Waimea Valley is green, and lush and leafy and verdant. This picturesque valley extends from the Ko'olau Range, which runs up the east coast of Oahu, to Waimea Bay on the North Shore. The Valley brims with history and culture, flora and fauna. It's a place you'll want to visit again and again.
The Native Hawaiians called the area "The Valley of the Priests" because once upon a time it was. For more than seven hundred years, the 1,875-acre valley was ruled by high priests of the indigenous Hawaiian religion. Today, you can visit sites of cultural and archaeological significance from this period, including the Ku'ula Stones (a shine dedicated to the god of fishermen), the Hale O Lono Heiau (a temple dedicated to Lono, the god of agriculture, fertility, peace, and music), the Kauhale Kahiko (a traditional Hawaiian living site), and the Lo'i (ancient agricultural terraced walls).
You can also take part in daily guided activities, such as ancient Hawaiian games, hula lessons, storytelling, lei making, and guided walks. These activities are included in the admission price and are run up to four times a day.

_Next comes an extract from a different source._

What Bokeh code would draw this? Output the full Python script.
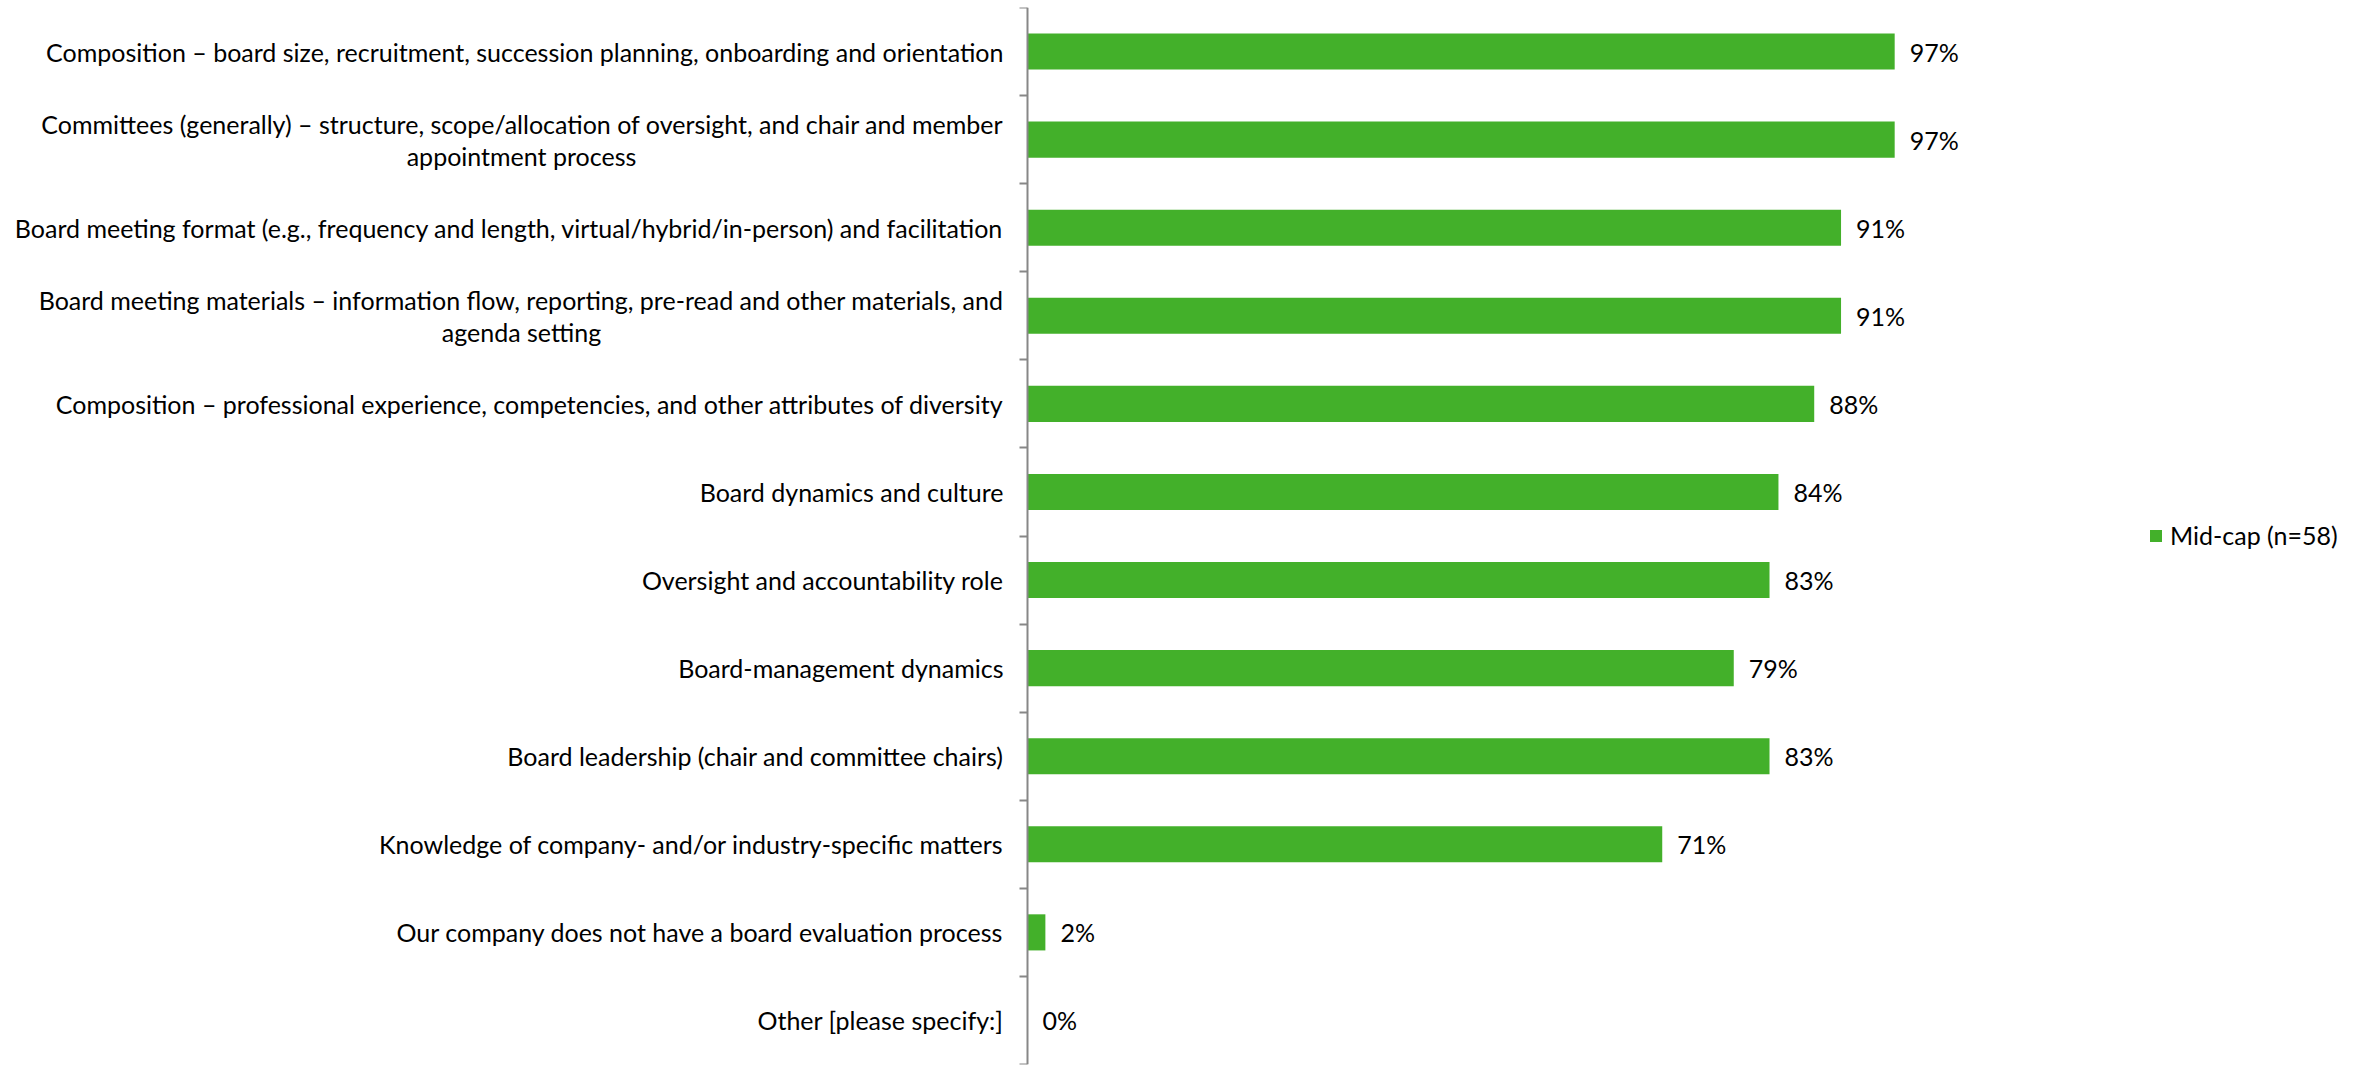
from bokeh.plotting import figure
from bokeh.models import Range1d, FixedTicker, ColumnDataSource, Legend, LegendItem
from bokeh.core.properties import value
from bokeh.embed import file_html
from bokeh.resources import INLINE

categories = [
    "Composition – board size, recruitment, succession planning, onboarding and orientation",
    "Committees (generally) – structure, scope/allocation of oversight, and chair and member\nappointment process",
    "Board meeting format (e.g., frequency and length, virtual/hybrid/in-person) and facilitation",
    "Board meeting materials – information flow, reporting, pre-read and other materials, and\nagenda setting",
    "Composition – professional experience, competencies, and other attributes of diversity",
    "Board dynamics and culture",
    "Oversight and accountability role",
    "Board-management dynamics",
    "Board leadership (chair and committee chairs)",
    "Knowledge of company- and/or industry-specific matters",
    "Our company does not have a board evaluation process",
    "Other [please specify:]",
]
values = [97, 97, 91, 91, 88, 84, 83, 79, 83, 71, 2, 0]
series_name = "Mid-cap (n=58)"

FONT = "Lato"
FS = "25px"
n = len(categories)
pos = [n - 1 - i for i in range(n)]
labels = [f"{v}%" for v in values]

PX_PER_UNIT = 8.94          # horizontal scale (pixels per percentage point)
AXIS_X = 1027               # screen x of the value axis
LEFT, RIGHT = 0, 10
x_start = -(AXIS_X - LEFT) / PX_PER_UNIT
x_end = (2364 - RIGHT - AXIS_X) / PX_PER_UNIT
LINE_SHIFT = 0.182          # half line spacing for two-line labels (in category units)

src = ColumnDataSource(dict(y=pos, v=values, lab=labels))

# category labels: single lines / first lines right-aligned, second lines centred under first
r_y, r_t, c_y, c_t = [], [], [], []
for i, c in enumerate(categories):
    parts = c.split("\n")
    if len(parts) == 1:
        r_y.append(pos[i]); r_t.append(c)
    else:
        r_y.append(pos[i] + LINE_SHIFT); r_t.append(parts[0])
        c_y.append(pos[i] - LINE_SHIFT); c_t.append(parts[1])

p = figure(width=2364, height=1067, output_backend="svg", toolbar_location=None,
           x_range=Range1d(x_start, x_end), y_range=Range1d(-0.5, n - 0.5),
           min_border_left=LEFT, min_border_right=RIGHT, min_border_top=7, min_border_bottom=3)
p.outline_line_color = None
p.grid.visible = False
p.xaxis.visible = False

r = p.hbar(y="y", right="v", left=0, height=0.41, source=src, fill_color="#43B02A", line_color=None)
p.text(x="v", y="y", text="lab", source=src, x_offset=15, text_baseline="middle", text_align="left",
       text_font=value(FONT), text_font_size=FS, text_color="#000000")

p.text(x=0, y=r_y, text=r_t, x_offset=-24, text_baseline="middle", text_align="right",
       text_font=value(FONT), text_font_size=FS, text_color="#000000")
p.text(x=0, y=c_y, text=c_t, x_offset=-506, text_baseline="middle", text_align="center",
       text_font=value(FONT), text_font_size=FS, text_color="#000000")

ax = p.yaxis[0]
ax.fixed_location = 0
ax.ticker = FixedTicker(ticks=[], minor_ticks=[k + 0.5 for k in range(-1, n)])
ax.major_label_standoff = 0
ax.major_tick_line_color = None
ax.major_tick_out = 0
ax.major_tick_in = 0
ax.minor_tick_line_color = "#878787"
ax.minor_tick_line_width = 2
ax.minor_tick_out = 8
ax.minor_tick_in = 0
ax.axis_line_color = "#878787"
ax.axis_line_width = 2

legend = Legend(items=[LegendItem(label=series_name, renderers=[r])], location=(2148 - LEFT, 514),
                glyph_width=15, glyph_height=15, label_standoff=7, padding=0, margin=0,
                border_line_color=None, background_fill_alpha=0,
                label_text_font=FONT, label_text_font_size=FS, label_text_color="#000000")
p.add_layout(legend)

open("out.html", "w").write(file_html(p, INLINE))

Check the Valley's website for current information about what's happening daily.
Without a doubt, the Valley's main attraction is the waterfall, which is (obviously) most impressive after heavy rain. You can swim in the natural pool at the base of the waterfall. The pool is thirty feet (nine meters) deep and, let's just say, the temperature of the water is "fresh". Lifeguards watch over the waterfall area and there are life-jackets available for use.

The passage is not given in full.